%%

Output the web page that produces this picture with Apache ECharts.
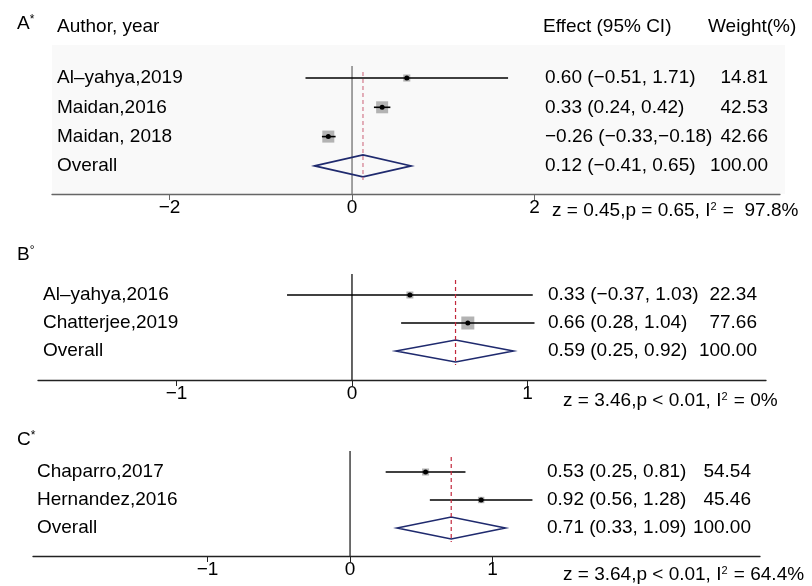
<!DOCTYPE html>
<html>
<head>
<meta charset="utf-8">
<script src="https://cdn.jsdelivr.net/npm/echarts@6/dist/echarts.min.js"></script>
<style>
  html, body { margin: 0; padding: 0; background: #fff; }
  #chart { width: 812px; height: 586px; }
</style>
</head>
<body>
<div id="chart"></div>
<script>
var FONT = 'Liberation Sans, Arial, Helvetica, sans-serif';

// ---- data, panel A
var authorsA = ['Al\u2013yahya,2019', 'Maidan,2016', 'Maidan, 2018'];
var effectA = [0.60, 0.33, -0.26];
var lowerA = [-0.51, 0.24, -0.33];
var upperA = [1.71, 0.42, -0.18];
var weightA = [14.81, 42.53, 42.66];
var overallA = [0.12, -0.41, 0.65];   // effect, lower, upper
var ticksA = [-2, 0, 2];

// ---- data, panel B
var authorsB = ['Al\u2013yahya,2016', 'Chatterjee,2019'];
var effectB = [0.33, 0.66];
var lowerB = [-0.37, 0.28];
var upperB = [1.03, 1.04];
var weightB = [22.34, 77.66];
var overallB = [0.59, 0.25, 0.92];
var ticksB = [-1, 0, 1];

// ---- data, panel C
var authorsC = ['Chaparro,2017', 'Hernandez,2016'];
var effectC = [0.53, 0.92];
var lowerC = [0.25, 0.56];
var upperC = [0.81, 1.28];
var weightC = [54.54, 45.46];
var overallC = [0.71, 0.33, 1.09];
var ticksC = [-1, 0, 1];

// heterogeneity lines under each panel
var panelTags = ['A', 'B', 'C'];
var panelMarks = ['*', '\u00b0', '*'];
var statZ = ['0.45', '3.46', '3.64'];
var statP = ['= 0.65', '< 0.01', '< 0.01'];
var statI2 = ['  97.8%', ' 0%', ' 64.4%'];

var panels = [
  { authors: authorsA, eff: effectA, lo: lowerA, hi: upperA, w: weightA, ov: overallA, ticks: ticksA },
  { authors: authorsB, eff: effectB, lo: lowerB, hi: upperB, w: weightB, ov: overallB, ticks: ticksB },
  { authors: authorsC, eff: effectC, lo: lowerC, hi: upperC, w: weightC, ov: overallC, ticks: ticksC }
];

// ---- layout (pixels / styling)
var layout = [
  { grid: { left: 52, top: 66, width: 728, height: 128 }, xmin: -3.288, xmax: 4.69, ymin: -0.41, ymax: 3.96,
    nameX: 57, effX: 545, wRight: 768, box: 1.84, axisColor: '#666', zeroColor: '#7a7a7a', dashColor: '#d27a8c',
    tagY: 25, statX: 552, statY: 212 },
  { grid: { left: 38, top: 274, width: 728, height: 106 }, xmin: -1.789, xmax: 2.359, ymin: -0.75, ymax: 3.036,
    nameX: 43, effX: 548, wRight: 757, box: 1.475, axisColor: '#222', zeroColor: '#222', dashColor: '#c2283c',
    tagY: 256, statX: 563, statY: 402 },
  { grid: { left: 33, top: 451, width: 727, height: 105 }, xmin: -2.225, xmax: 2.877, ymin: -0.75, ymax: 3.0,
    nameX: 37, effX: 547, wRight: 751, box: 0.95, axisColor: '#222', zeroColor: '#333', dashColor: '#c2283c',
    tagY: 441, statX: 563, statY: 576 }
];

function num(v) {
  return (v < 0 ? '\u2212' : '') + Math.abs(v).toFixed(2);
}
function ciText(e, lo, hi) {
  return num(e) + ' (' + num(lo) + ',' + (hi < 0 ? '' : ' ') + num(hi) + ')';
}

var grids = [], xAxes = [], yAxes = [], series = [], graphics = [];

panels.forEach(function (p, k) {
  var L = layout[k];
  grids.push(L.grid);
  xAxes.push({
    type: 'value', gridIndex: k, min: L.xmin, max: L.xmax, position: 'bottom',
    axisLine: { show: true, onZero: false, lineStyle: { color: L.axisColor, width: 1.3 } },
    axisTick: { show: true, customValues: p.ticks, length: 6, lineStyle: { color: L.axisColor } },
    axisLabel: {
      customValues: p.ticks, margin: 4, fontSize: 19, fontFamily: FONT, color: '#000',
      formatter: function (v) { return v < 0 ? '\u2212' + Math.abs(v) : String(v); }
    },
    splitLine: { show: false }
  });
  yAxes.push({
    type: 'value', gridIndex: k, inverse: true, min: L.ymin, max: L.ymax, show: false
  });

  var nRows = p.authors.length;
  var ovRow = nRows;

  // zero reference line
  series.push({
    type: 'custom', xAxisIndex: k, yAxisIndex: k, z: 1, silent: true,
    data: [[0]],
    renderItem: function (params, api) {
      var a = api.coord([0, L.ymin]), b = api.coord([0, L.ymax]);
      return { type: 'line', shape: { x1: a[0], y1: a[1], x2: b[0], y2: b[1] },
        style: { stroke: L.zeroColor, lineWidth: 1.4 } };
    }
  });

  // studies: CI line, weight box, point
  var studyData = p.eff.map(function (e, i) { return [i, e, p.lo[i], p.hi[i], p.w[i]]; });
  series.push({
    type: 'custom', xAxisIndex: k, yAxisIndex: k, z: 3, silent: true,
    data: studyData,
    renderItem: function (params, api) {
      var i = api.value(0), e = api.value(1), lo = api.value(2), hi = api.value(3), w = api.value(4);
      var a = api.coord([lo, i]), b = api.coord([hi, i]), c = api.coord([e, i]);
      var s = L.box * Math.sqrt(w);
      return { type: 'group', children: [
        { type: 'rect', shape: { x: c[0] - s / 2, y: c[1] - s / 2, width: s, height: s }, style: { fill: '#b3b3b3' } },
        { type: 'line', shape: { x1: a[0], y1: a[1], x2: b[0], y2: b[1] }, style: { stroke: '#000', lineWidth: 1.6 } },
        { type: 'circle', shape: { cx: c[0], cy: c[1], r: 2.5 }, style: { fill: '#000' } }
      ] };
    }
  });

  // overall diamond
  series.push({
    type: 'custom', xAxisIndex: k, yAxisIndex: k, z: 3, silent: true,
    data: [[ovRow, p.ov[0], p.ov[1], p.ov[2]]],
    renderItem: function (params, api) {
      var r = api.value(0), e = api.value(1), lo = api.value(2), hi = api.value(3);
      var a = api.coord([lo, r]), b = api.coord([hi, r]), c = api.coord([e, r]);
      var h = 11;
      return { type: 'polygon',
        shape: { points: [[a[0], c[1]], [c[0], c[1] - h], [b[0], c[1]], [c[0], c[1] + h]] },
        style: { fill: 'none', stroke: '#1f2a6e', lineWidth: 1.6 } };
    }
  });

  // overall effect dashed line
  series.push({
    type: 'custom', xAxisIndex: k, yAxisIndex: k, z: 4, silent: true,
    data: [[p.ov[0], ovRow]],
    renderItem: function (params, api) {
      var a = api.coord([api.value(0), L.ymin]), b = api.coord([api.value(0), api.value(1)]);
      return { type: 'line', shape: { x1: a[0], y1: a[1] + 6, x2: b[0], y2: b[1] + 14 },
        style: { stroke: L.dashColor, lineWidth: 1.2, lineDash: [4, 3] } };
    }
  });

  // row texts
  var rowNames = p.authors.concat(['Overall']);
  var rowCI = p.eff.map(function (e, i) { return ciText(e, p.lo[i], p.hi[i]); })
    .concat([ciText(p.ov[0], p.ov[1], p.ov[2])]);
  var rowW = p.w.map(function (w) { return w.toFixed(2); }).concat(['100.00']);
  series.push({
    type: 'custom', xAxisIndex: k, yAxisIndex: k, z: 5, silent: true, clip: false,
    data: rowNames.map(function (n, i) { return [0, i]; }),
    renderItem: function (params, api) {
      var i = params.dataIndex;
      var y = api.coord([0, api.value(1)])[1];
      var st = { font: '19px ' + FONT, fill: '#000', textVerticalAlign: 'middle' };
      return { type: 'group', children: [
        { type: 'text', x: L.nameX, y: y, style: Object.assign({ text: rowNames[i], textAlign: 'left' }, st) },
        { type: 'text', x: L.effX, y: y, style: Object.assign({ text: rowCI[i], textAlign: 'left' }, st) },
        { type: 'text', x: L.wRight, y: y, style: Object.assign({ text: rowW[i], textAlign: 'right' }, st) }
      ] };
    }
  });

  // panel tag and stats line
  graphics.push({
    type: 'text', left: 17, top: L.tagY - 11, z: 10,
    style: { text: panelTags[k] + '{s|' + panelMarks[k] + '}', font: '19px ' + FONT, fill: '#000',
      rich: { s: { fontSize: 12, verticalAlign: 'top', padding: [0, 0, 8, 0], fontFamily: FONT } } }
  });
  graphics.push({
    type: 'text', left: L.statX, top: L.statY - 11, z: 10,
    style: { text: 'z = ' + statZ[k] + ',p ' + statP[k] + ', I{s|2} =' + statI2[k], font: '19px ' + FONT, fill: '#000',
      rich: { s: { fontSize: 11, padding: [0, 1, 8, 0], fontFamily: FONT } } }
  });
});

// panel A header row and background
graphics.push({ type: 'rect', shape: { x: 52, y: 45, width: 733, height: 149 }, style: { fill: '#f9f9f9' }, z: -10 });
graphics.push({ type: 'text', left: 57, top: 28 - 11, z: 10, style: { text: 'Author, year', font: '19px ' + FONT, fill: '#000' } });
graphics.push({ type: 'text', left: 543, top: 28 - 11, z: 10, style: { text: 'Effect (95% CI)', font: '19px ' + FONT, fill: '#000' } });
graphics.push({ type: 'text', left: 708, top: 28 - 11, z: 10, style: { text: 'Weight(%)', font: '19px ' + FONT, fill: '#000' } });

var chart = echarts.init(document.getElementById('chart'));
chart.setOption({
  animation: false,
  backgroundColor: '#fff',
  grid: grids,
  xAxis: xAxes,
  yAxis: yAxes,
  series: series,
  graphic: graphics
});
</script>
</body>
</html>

%%

**Exercise task:** Extract, word for word, each line from the top of the data down to and including the line with "var FONT = 'Liberation"; skip the pictures.

**Solved problem:**
Output the web page that produces this picture with Apache ECharts.
<!DOCTYPE html>
<html>
<head>
<meta charset="utf-8">
<script src="https://cdn.jsdelivr.net/npm/echarts@6/dist/echarts.min.js"></script>
<style>
  html, body { margin: 0; padding: 0; background: #fff; }
  #chart { width: 812px; height: 586px; }
</style>
</head>
<body>
<div id="chart"></div>
<script>
var FONT = 'Liberation Sans, Arial, Helvetica, sans-serif';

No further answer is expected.